The first phase will include two buildings, each roughly 150 megawatts of critical capacity, sited on more than 500 acres in an undisclosed southern U.S. state. Applied Digital characterized the project as a multi-phase campus sized to accommodate sustained growth in compute demand from advanced artificial intelligence workloads that require concentrated power, cooling and connectivity.

Delta Forge 1 sits at the intersection of two converging trends in computing: the rise of purpose-built facilities optimized for dense AI hardware and the outsized energy footprints of modern large-scale training jobs. A campus rated for 430 megawatts of utility power positions the site among the largest data-center builds in the United States, matching or exceeding the electricity demands of many midsize cities when evaluated on a per-facility basis.

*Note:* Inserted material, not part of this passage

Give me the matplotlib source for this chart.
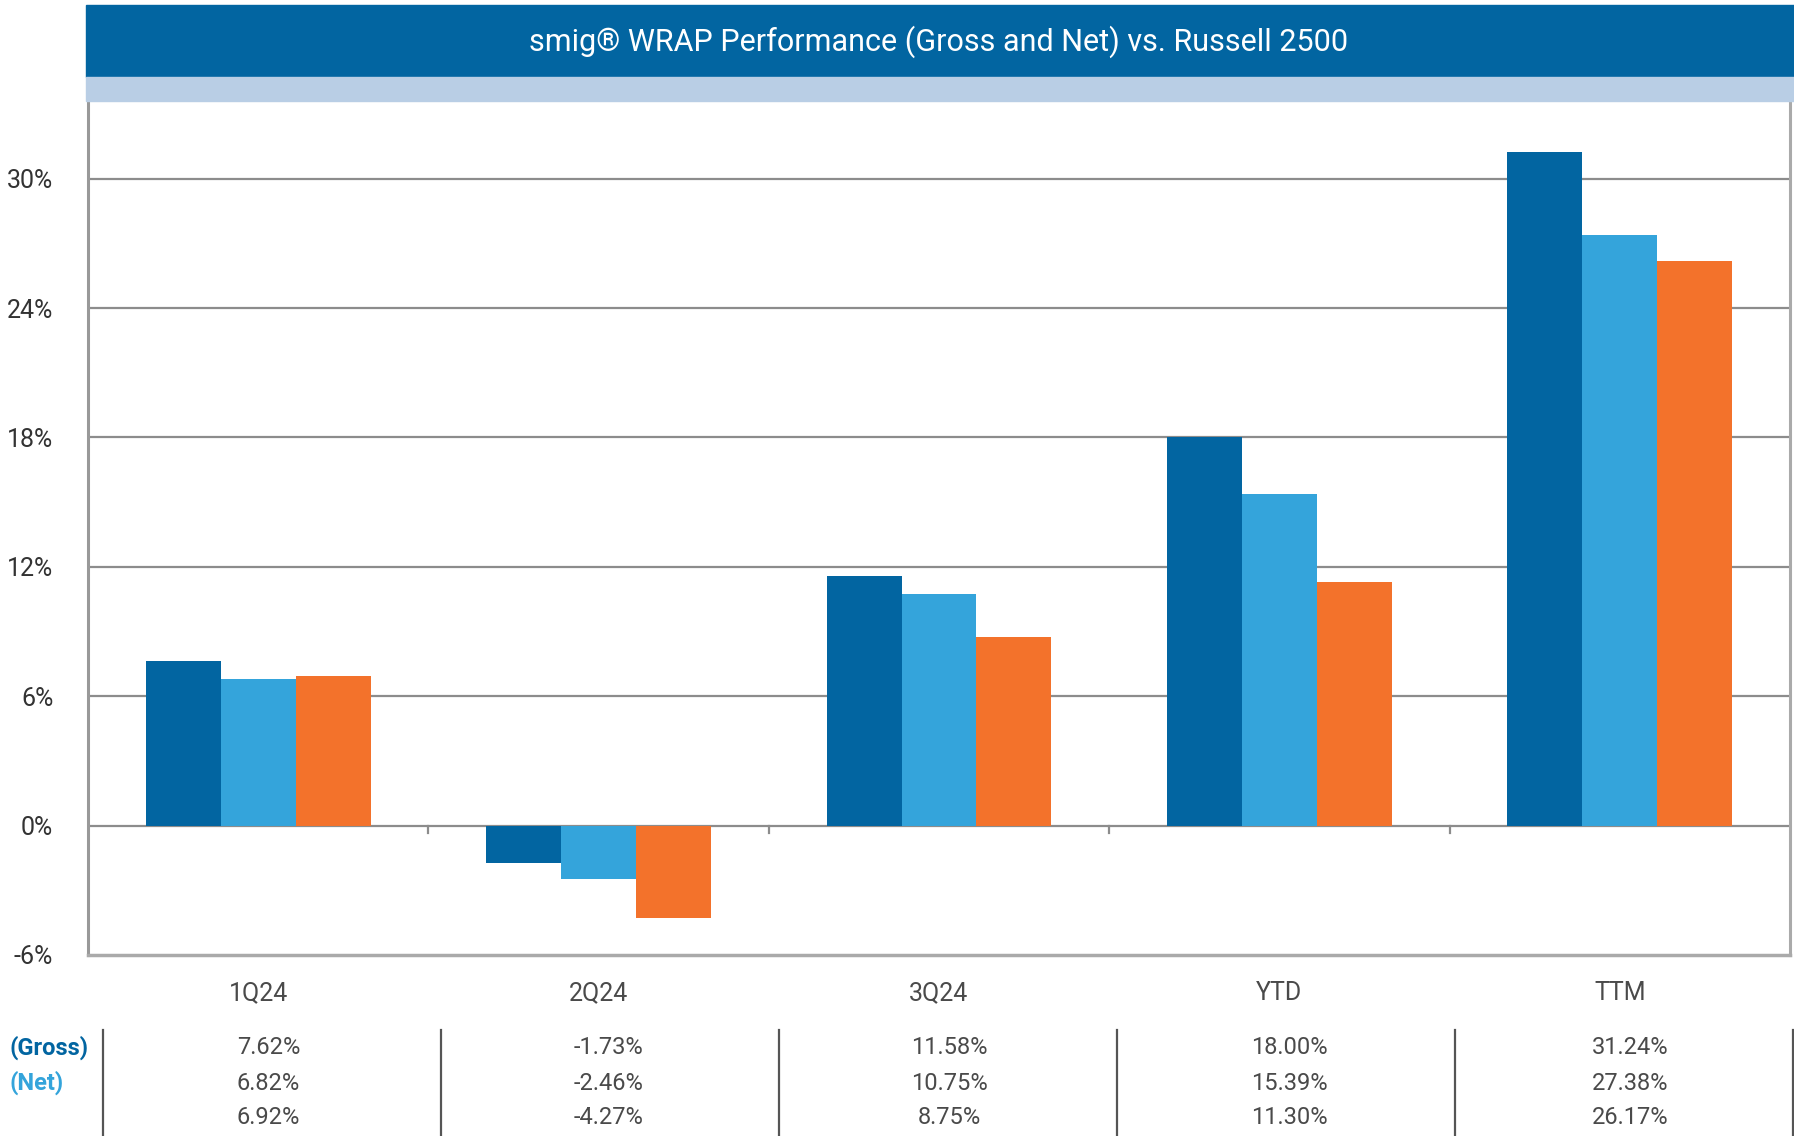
import numpy as np
import matplotlib
matplotlib.use("Agg")
import matplotlib.pyplot as plt
from matplotlib.patches import Rectangle
from matplotlib.transforms import blended_transform_factory

plt.rcParams['font.family'] = ['Roboto', 'DejaVu Sans']

# data
categories = ['1Q24', '2Q24', '3Q24', 'YTD', 'TTM']
gross = [7.62, -1.73, 11.58, 18.00, 31.24]
net = [6.82, -2.46, 10.75, 15.39, 27.38]
russell = [6.92, -4.27, 8.75, 11.30, 26.17]
row_labels = ['(Gross)', '(Net)', '']
y_ticks = [-6, 0, 6, 12, 18, 24, 30]

dark_blue = '#0265a1'
light_blue = '#34a4db'
orange = '#f3722b'
grid_col = '#8c8c8c'
text_col = '#4a4a4a'

W, H = 1794, 1136
fig = plt.figure(figsize=(W / 100, H / 100), dpi=100)

# title banner
fig.patches.append(Rectangle((86 / W, 1 - 77 / H), 1 - 86 / W, 72 / H,
                             transform=fig.transFigure, color=dark_blue, zorder=0))
fig.patches.append(Rectangle((86 / W, 1 - 101 / H), 1 - 86 / W, 24 / H,
                             transform=fig.transFigure, color='#b9cee5', zorder=0))
fig.text(939 / W, 1 - 42 / H, 'smig® WRAP Performance (Gross and Net) vs. Russell 2500',
         color='white', fontsize=22, ha='center', va='center')

ax = fig.add_axes([88 / W, 1 - 955 / H, (1790 - 88) / W, (955 - 101) / H])

x = np.arange(len(categories))
bw = 0.22
ax.bar(x - bw, gross, bw, color=dark_blue, zorder=3)
ax.bar(x, net, bw, color=light_blue, zorder=3)
ax.bar(x + bw, russell, bw, color=orange, zorder=3)

ax.set_xlim(-0.5, len(categories) - 0.5)
ax.set_ylim(-6, 33.6)
ax.set_yticks(y_ticks)
ax.set_yticklabels([f'{t}%' for t in y_ticks])
ax.tick_params(axis='y', length=0, pad=25, labelsize=18, labelcolor='#333333')
ax.set_xticks([])

for t in y_ticks[1:]:
    ax.axhline(t, color=grid_col, lw=1.6, zorder=1)

# small ticks between groups on the zero line
for b in x[:-1] + 0.5:
    ax.plot([b, b], [0, -0.35], color=grid_col, lw=1.6, zorder=2)

ax.spines['top'].set_visible(False)
ax.spines['left'].set_color('#999999')
ax.spines['left'].set_linewidth(2.2)
ax.spines['right'].set_color('#aaaaaa')
ax.spines['right'].set_linewidth(2.2)
ax.spines['bottom'].set_color('#aaaaaa')
ax.spines['bottom'].set_linewidth(2.5)

# category labels and table below
tr = blended_transform_factory(ax.transData, fig.transFigure)
for i, c in enumerate(categories):
    ax.text(i, 1 - 993 / H, c, transform=tr, ha='center', va='center',
            fontsize=18, color=text_col)

row_y = [1048, 1083, 1118]
series = [gross, net, russell]
for r, vals in enumerate(series):
    for i, v in enumerate(vals):
        ax.text(i + 0.03, 1 - row_y[r] / H, f'{v:.2f}%', transform=tr,
                ha='center', va='center', fontsize=17, color=text_col)

fig.text(9 / W, 1 - row_y[0] / H, row_labels[0], color=dark_blue,
         fontsize=17, fontweight='bold', ha='left', va='center')
fig.text(9 / W, 1 - row_y[1] / H, row_labels[1], color=light_blue,
         fontsize=17, fontweight='bold', ha='left', va='center')

for i in range(len(categories) + 1):
    xb = i - 0.5 + 0.035 * (1 - i / len(categories)) + 0.01
    ax.plot([xb, xb], [1 - 1030 / H, 0], transform=tr, color='#555555',
            lw=1.6, clip_on=False)

fig.savefig('out.png', dpi=100)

That scale carries immediate implications for grid planners and local infrastructure. Projects of this magnitude typically require substantial transmission upgrades, new substation capacity and long-term power purchase arrangements. They also raise questions about water use, heat rejection and land use, especially in regions where utilities and regulators are balancing economic development with environmental constraints. Applied Digital has not disclosed the precise location, construction timeline or the company’s sourcing plans for renewable energy, grid services or water management.

For the local economy, a campus of this kind can deliver construction jobs, ongoing operations roles and tax revenue, while also changing land use patterns across large acreage. But the transformation is not universally benign: community leaders and environmental advocates often press for transparency around workforce commitments, mitigation of industrial impacts and public benefits secured through permitting and incentives.

Strategically, Applied Digital’s investment underscores the intense industrialization of AI infrastructure. As organizations race to house more accelerators and custom chips, facilities optimized for density and power are becoming strategic assets. The undisclosed location may reflect commercial sensitivity about latency, fiber routes, tax incentives or competitive positioning; it also increases pressure on state and regional authorities to respond to inquiries without revealing confidences.

The campus announcement comes as corporate and public debates continue over how to reconcile rapid AI growth with energy and environmental goals. Energy planners are watching whether projects like Delta Forge 1 will be bundled with long-term renewable procurement, on-site storage or demand-response commitments that can smooth integration with the grid. Applied Digital has not released those details publicly.

Delta Forge 1 represents a notable escalation in the physical scale of AI infrastructure. As construction proceeds, much will depend on how the company, regulators and utilities negotiate supply, siting and community impact issues that follow when artificial intelligence moves from cloud services to highly concentrated industrial campuses.